I still find side half boat an enormous challenge but have found new strength in my core after a couple of months of sidewinder and crunches using the veleo ball for support, I’m feeling the oblique integration needed to master side half boat.
This is a good reminder to me. As I practice I keep finding imbalances in my body and sometimes I don’t know where to begin in fixing them. I have noticed that my torso naturally rotates to the left a little bringing my right ribs and shoulder forward of my right hip. Perhaps it would be fruitful for me to work on some more exercises for my obliques to help counteract that rotation.
I am a huge fan of core variations. I cant wait to bring this into my own practice to change it up! And more importantly i cant wait to use it on my future students.
love this one. My students especially love it too!
i didnt think there could be anything harder than navasana. well i was wrong! i maxed out with my legs at about a foot off the floor. i wonder if it is normal to cramp up in the bottom inner thigh?
This was interesting, I wasn’t aware that the strength in the obliques played such a big part in the alignment for the ribs to pelvis.
I enjoy building up to this variation using Ardha Navasana, staying low to start, rising up and down from supine Tadasana on the mat. Gives me a chance to assess today’s obliques. If they’re ‘good to go’, next is full Navasana, followed by some bobbing up and down between half and full Navasana. That warrants a breathe or two in Ardha Savasasana, then onto to oblique Navasana
I was waiting for you to lift those arms off the floor as well. I think that I was even getting ready to hold my breath at the thought of it. I am off to go and do it myself. Thanks for the inspiration Jill. Happy Tuning….Orlando
I love this boat variation. Last fall was my first attempt at this pose, I could barely lift my legs, but using my obliques to hike the legs up. I discovered my obliques were strong but needed to tune up all the core muscles to perform together to do this pose. It has assisted me in so many other asanas my new core strength is more balanced.

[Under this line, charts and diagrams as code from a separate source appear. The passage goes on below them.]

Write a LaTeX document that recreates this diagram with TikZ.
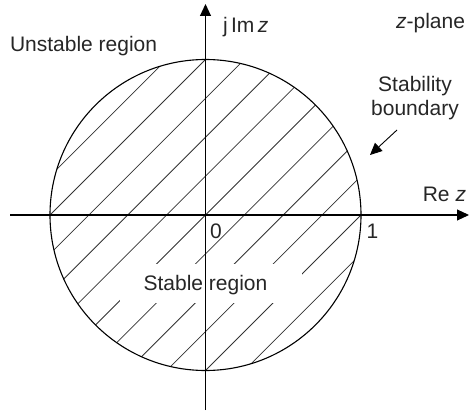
\documentclass[tikz,border=0pt]{standalone}
\usepackage{fontspec}
\setmainfont{Liberation Sans}
\usetikzlibrary{arrows.meta}
\begin{document}
\begin{tikzpicture}[x=1pt,y=-1pt,
  every node/.style={inner sep=0pt, outer sep=0pt, text=black!85},
  lbl/.style={font=\fontsize{21}{24}\selectfont},
  axis/.style={line width=1.1pt, -{Triangle[width=11pt,length=12pt]}},
  hatch/.style={line width=0.75pt, black!80},
  bound/.style={draw, line width=1.1pt, circle, minimum size=311pt}]
\useasboundingbox (0,0) rectangle (469,412);
\coordinate (O) at (205.5,215);
% hatching
\begin{scope}
  \clip (O) circle[radius=155.5];
  \foreach \k in {-5,...,5}
    \draw[hatch] ({205.5+\k*38.875-300},515) -- ({205.5+\k*38.875+300},-85);
  \fill[white] (120,264) rectangle (302,303);
\end{scope}
% boundary circle
\node[bound] (circ) at (O) {};
% axes
\coordinate (xl) at (10,215);
\coordinate (xr) at (469,215);
\coordinate (yb) at (205.5,410);
\coordinate (yt) at (205.5,4);
\draw[axis] (xl) -- (xr);
\draw[axis] (yb) -- (yt);
% labels
\node[lbl, anchor=base west] (unst) at (10,51.5) {Unstable region};
\node[lbl, anchor=base west] (jim) at (223,33) {j\,Im\,\textit{z}};
\node[lbl, anchor=base east] (zpl) at (465,28.5) {\textit{z}-plane};
\node[lbl, anchor=base] (stab1) at (415,91.5) {Stability};
\node[lbl, anchor=base] (stab2) at (415,116) {boundary};
\node[lbl, anchor=base east] (rez) at (466,201.5) {Re \textit{z}};
\node[lbl, anchor=base west] (zero) at (210,238) {0};
\node[lbl, anchor=base west] (one) at (366.5,238) {1};
\node[lbl, anchor=base] (stable) at (205.5,290) {Stable region};
% arrow to boundary
\coordinate (as) at (397,130);
\coordinate (ae) at (370,155);
\draw[line width=0.9pt, -{Triangle[width=11pt,length=12pt]}] (as) -- (ae);
\end{tikzpicture}
\end{document}
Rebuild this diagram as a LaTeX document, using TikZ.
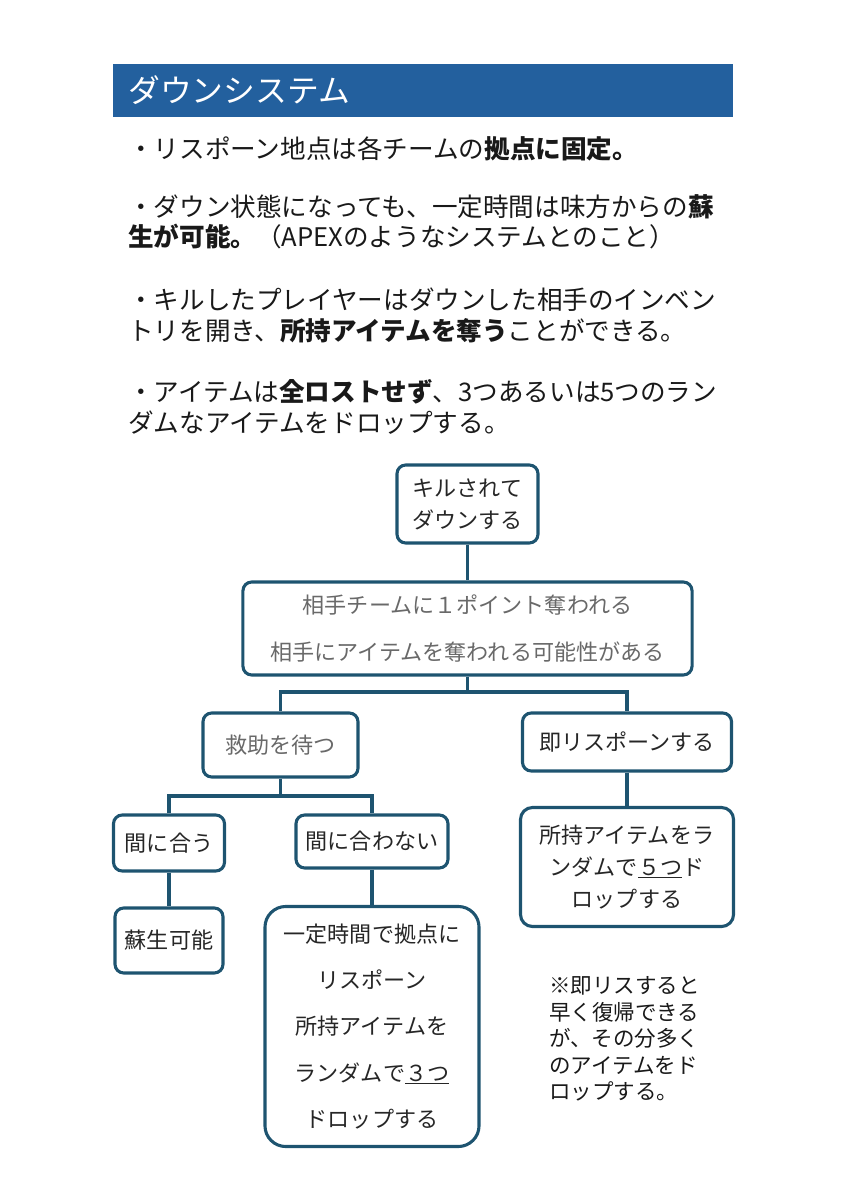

I am not a fan of navasana, though I know I need it. That’s why I’m not a fan. It is just too hard for me. Hopefully the side half boat pose will strengthen my obliques enough to conquer my aversion to boat. If you come from the two sides, you must meat in the middle somehow. 🙂
I am a huge fan of incorporating traditional navasana into my practice and my teaching. I love the feeling of approaching poses with an activated core and a central strength. However, as Jill says, the obliques need some better PR! I am excited to bring this variation into my regular practice and experience the benefits. I’m sure i will become a devoted promoter!